На следующий же день Стаффорды увезли Беллу Ролл-сгон в Варезе; девушка крайне неохотно покинула леди Дакейн, чье щедрое жалованье позволяло так замечательно помогать дорогой маме. Однако Герберт Стаффорд настоял на отъезде, причем обращался с Беллой спокойно и хладнокровно, словно он был семейным врачом и ее полностью вверили его заботам.
Неужели вы полагаете, что ваша мать позволила бы мам остаться здесь и умереть? — спросил он. — Если бы миссис Роллстон знала, как вы больны, она примчалась бы за нами, как ветер!
— Я не поправлюсь, пока не вернусь в Уолворт, — отвечала Белла, которая этим утром была подавлена и немного слезлива (обратная сторона вчерашнего воодушевления).

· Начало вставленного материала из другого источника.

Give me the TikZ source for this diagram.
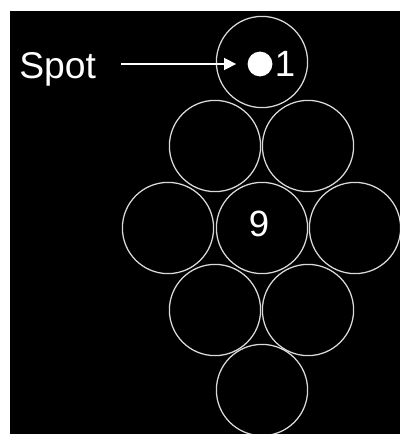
\documentclass[tikz,border=0pt]{standalone}
\usepackage{fontspec}
\setmainfont{Liberation Sans}
\usetikzlibrary{arrows.meta,positioning}
\definecolor{ringgrey}{rgb}{0.85, 0.85, 0.85}
\tikzset{
  ball/.style={
    circle,
    draw=ringgrey,
    line width=0.9pt,
    minimum size=2.28cm,
    inner sep=0pt,
    text=white,
    font=\fontsize{26}{30}\selectfont
  },
  spotdot/.style={
    circle,
    fill=white,
    minimum size=0.62cm,
    inner sep=0pt
  },
  label/.style={
    text=white,
    inner sep=0pt,
    font=\fontsize{26.5}{30}\selectfont
  },
  arrow/.style={
    -{Triangle[length=3mm,width=3mm]},
    line width=1pt,
    white
  }
}

\begin{document}
\begin{tikzpicture}[x=0.025cm,y=-0.025cm]
\useasboundingbox (0,0) rectangle (400,434);
\fill[black] (10,11) rectangle (400,434);
% rack of balls
\node[ball] (b1) at (262,62) {};
\node[ball] (b2) at (215,146) {};
\node[ball] (b3) at (308,146) {};
\node[ball] (b4) at (168,228) {};
\node[ball] (b9) at (262,228) {};
\node[ball] (b5) at (355,228) {};
\node[ball] (b6) at (215,310) {};
\node[ball] (b7) at (308,310) {};
\node[ball] (b8) at (262,390) {};
\node[label, font=\fontsize{26}{30}\selectfont] (nine) at (259,224) {9};
% spot mark
\node[spotdot] (dot) at (260,64) {};
\node[label, font=\fontsize{26}{30}\selectfont, right=0.5mm of dot] (one) {1};
\node[label, anchor=base west] (spot) at (19,78) {Spot};
\draw[arrow, shorten <=0.62cm, shorten >=0.28cm] (spot.east |- dot.west) -- (dot.west);
\end{tikzpicture}
\end{document}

— Сначала мы посмотрим, не поможет ли вам неделя-другая в Варезе, — возразил Стаффорд. — Вы вернетесь в Уолворт, когда сможете пройти без учащенного сердцебиении хотя бы половину дороги, ведущей на вершину Монте-Дженерозо.
— Бедная мама, как она будет рада видеть меня — и как огорчится, узнав, что я потеряла такое выгодное место!
Этот разговор происходил на борту судна, когда они отплывали от Белладжо. Тем утром Лотта пришла в спальню подруги в семь часов, задолго до того, как приподнялись, впуская дневной свет, сморщенные веки леди Дакейн, и даже до того, как Франсина, горничная-француженка, вскочила с постели, помогла упаковать в саквояж самое необходимое, проводила Беллу вниз и выпихнула за порог так стремительно, что девушка не успела оказать сколько-нибудь серьезного сопротивления.
— Все улажено, — заверила ее Лотта. — Вчера вечером Герберт побеседовал с леди Дакейн и договорился, что ты уедешь нынче утром. Видишь ли, она не любит инвалидов.
— Да, не любит, — вздохнула Белла. — Как неудачно, что я тоже подвела ее, — совсем как мисс Томсон и мисс Бленди.
— Так или иначе, ты, в отличие от них, жива, — заметила Лотта, — и Герберт говорит, что ты не умрешь.
Белла ужасно терзалась оттого, что ее уволили так бесцеремонно и ее нанимательница с нею даже не попрощалась.